--- Start of RECORDS FOR THE EXERCISE ---
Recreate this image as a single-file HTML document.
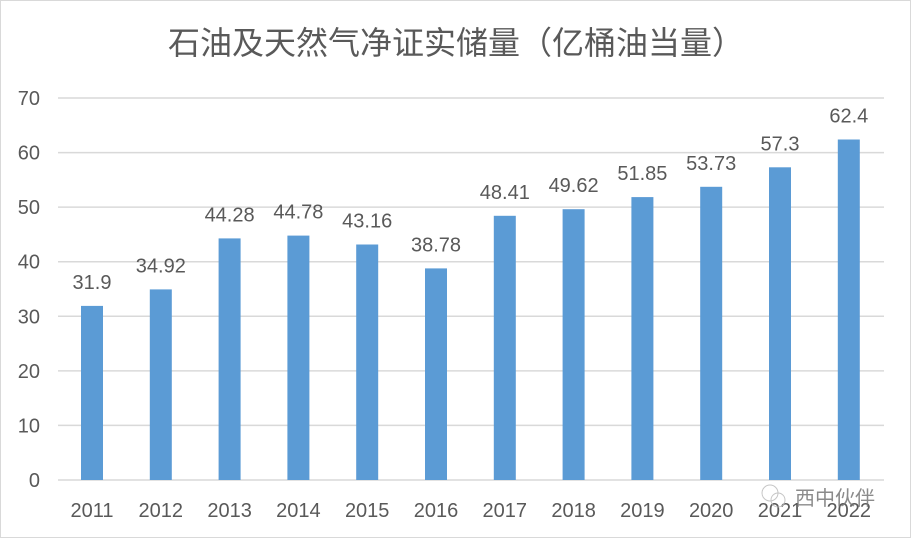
<!DOCTYPE html>
<html><head><meta charset="utf-8"><style>
html,body{margin:0;padding:0;background:#fff}
svg{display:block}
text{font-family:"Liberation Sans","Noto Sans CJK SC",sans-serif;fill:#595959}
</style></head><body>
<svg width="912" height="539" viewBox="0 0 912 539" xmlns="http://www.w3.org/2000/svg">
<rect x="0.5" y="0.5" width="910" height="537" fill="#fff" stroke="#d9d9d9"/>
<text x="456" y="54" font-size="32" text-anchor="middle">石油及天然气净证实储量（亿桶油当量）</text>
<g stroke="#d9d9d9" stroke-width="1.5">
<line x1="58" x2="884" y1="98" y2="98"/>
<line x1="58" x2="884" y1="152.6" y2="152.6"/>
<line x1="58" x2="884" y1="207.1" y2="207.1"/>
<line x1="58" x2="884" y1="261.7" y2="261.7"/>
<line x1="58" x2="884" y1="316.3" y2="316.3"/>
<line x1="58" x2="884" y1="370.9" y2="370.9"/>
<line x1="58" x2="884" y1="425.4" y2="425.4"/>
<line x1="58" x2="884" y1="480" y2="480"/>
</g>
<g font-size="20" text-anchor="end">
<text x="40" y="105">70</text><text x="40" y="159.6">60</text><text x="40" y="214">50</text>
<text x="40" y="268.7">40</text><text x="40" y="323.3">30</text><text x="40" y="377.9">20</text>
<text x="40" y="432.4">10</text><text x="40" y="487">0</text>
</g>
<g fill="#5b9bd5">
<rect x="81" y="305.9" width="22" height="174.1"/>
<rect x="149.8" y="289.4" width="22" height="190.6"/>
<rect x="218.6" y="238.4" width="22" height="241.6"/>
<rect x="287.4" y="235.6" width="22" height="244.4"/>
<rect x="356.2" y="244.5" width="22" height="235.5"/>
<rect x="425" y="268.4" width="22" height="211.6"/>
<rect x="493.8" y="215.8" width="22" height="264.2"/>
<rect x="562.6" y="209.2" width="22" height="270.8"/>
<rect x="631.4" y="197.1" width="22" height="282.9"/>
<rect x="700.2" y="186.8" width="22" height="293.2"/>
<rect x="769" y="167.3" width="22" height="312.7"/>
<rect x="837.8" y="139.5" width="22" height="340.5"/>
</g>
<g font-size="20" text-anchor="middle">
<text x="92" y="289">31.9</text>
<text x="160.8" y="272.4">34.92</text>
<text x="229.6" y="221.4">44.28</text>
<text x="298.4" y="218.6">44.78</text>
<text x="367.2" y="227.5">43.16</text>
<text x="436" y="251.4">38.78</text>
<text x="504.8" y="198.8">48.41</text>
<text x="573.6" y="192.2">49.62</text>
<text x="642.4" y="180.1">51.85</text>
<text x="711.2" y="169.8">53.73</text>
<text x="780" y="150.3">57.3</text>
<text x="848.8" y="122.5">62.4</text>
</g>
<g font-size="20" text-anchor="middle">
<text x="92" y="517">2011</text>
<text x="160.8" y="517">2012</text>
<text x="229.6" y="517">2013</text>
<text x="298.4" y="517">2014</text>
<text x="367.2" y="517">2015</text>
<text x="436" y="517">2016</text>
<text x="504.8" y="517">2017</text>
<text x="573.6" y="517">2018</text>
<text x="642.4" y="517">2019</text>
<text x="711.2" y="517">2020</text>
<text x="780" y="517">2021</text>
<text x="848.8" y="517">2022</text>
</g>
<g opacity="0.85">
<circle cx="770" cy="493" r="8" fill="none" stroke="#bbb"/>
<circle cx="778" cy="500" r="7" fill="none" stroke="#bbb"/>
<text x="795" y="505" font-size="20" style="fill:#777">西中伙伴</text>
</g>
</svg>
</body></html>
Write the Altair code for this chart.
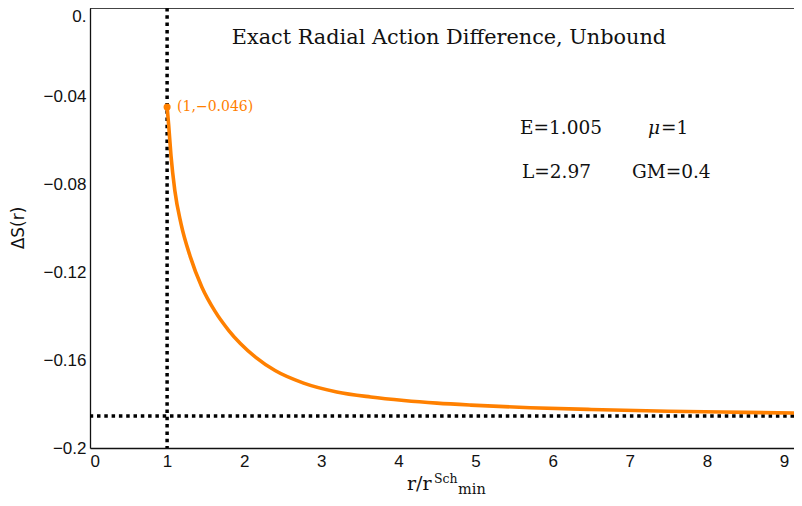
--- End of RECORDS FOR THE EXERCISE ---
REQUIRED TASK
Repeat the material above verbatim. Leave the pictures behind.

COMPLETE OUTPUT
Recreate this image as a single-file HTML document.
<!DOCTYPE html>
<html><head><meta charset="utf-8"><style>
html,body{margin:0;padding:0;background:#fff}
svg{display:block}
text{font-family:"Liberation Sans","Noto Sans CJK SC",sans-serif;fill:#595959}
</style></head><body>
<svg width="912" height="539" viewBox="0 0 912 539" xmlns="http://www.w3.org/2000/svg">
<rect x="0.5" y="0.5" width="910" height="537" fill="#fff" stroke="#d9d9d9"/>
<text x="456" y="54" font-size="32" text-anchor="middle">石油及天然气净证实储量（亿桶油当量）</text>
<g stroke="#d9d9d9" stroke-width="1.5">
<line x1="58" x2="884" y1="98" y2="98"/>
<line x1="58" x2="884" y1="152.6" y2="152.6"/>
<line x1="58" x2="884" y1="207.1" y2="207.1"/>
<line x1="58" x2="884" y1="261.7" y2="261.7"/>
<line x1="58" x2="884" y1="316.3" y2="316.3"/>
<line x1="58" x2="884" y1="370.9" y2="370.9"/>
<line x1="58" x2="884" y1="425.4" y2="425.4"/>
<line x1="58" x2="884" y1="480" y2="480"/>
</g>
<g font-size="20" text-anchor="end">
<text x="40" y="105">70</text><text x="40" y="159.6">60</text><text x="40" y="214">50</text>
<text x="40" y="268.7">40</text><text x="40" y="323.3">30</text><text x="40" y="377.9">20</text>
<text x="40" y="432.4">10</text><text x="40" y="487">0</text>
</g>
<g fill="#5b9bd5">
<rect x="81" y="305.9" width="22" height="174.1"/>
<rect x="149.8" y="289.4" width="22" height="190.6"/>
<rect x="218.6" y="238.4" width="22" height="241.6"/>
<rect x="287.4" y="235.6" width="22" height="244.4"/>
<rect x="356.2" y="244.5" width="22" height="235.5"/>
<rect x="425" y="268.4" width="22" height="211.6"/>
<rect x="493.8" y="215.8" width="22" height="264.2"/>
<rect x="562.6" y="209.2" width="22" height="270.8"/>
<rect x="631.4" y="197.1" width="22" height="282.9"/>
<rect x="700.2" y="186.8" width="22" height="293.2"/>
<rect x="769" y="167.3" width="22" height="312.7"/>
<rect x="837.8" y="139.5" width="22" height="340.5"/>
</g>
<g font-size="20" text-anchor="middle">
<text x="92" y="289">31.9</text>
<text x="160.8" y="272.4">34.92</text>
<text x="229.6" y="221.4">44.28</text>
<text x="298.4" y="218.6">44.78</text>
<text x="367.2" y="227.5">43.16</text>
<text x="436" y="251.4">38.78</text>
<text x="504.8" y="198.8">48.41</text>
<text x="573.6" y="192.2">49.62</text>
<text x="642.4" y="180.1">51.85</text>
<text x="711.2" y="169.8">53.73</text>
<text x="780" y="150.3">57.3</text>
<text x="848.8" y="122.5">62.4</text>
</g>
<g font-size="20" text-anchor="middle">
<text x="92" y="517">2011</text>
<text x="160.8" y="517">2012</text>
<text x="229.6" y="517">2013</text>
<text x="298.4" y="517">2014</text>
<text x="367.2" y="517">2015</text>
<text x="436" y="517">2016</text>
<text x="504.8" y="517">2017</text>
<text x="573.6" y="517">2018</text>
<text x="642.4" y="517">2019</text>
<text x="711.2" y="517">2020</text>
<text x="780" y="517">2021</text>
<text x="848.8" y="517">2022</text>
</g>
<g opacity="0.85">
<circle cx="770" cy="493" r="8" fill="none" stroke="#bbb"/>
<circle cx="778" cy="500" r="7" fill="none" stroke="#bbb"/>
<text x="795" y="505" font-size="20" style="fill:#777">西中伙伴</text>
</g>
</svg>
</body></html>
Write the Altair code for this chart.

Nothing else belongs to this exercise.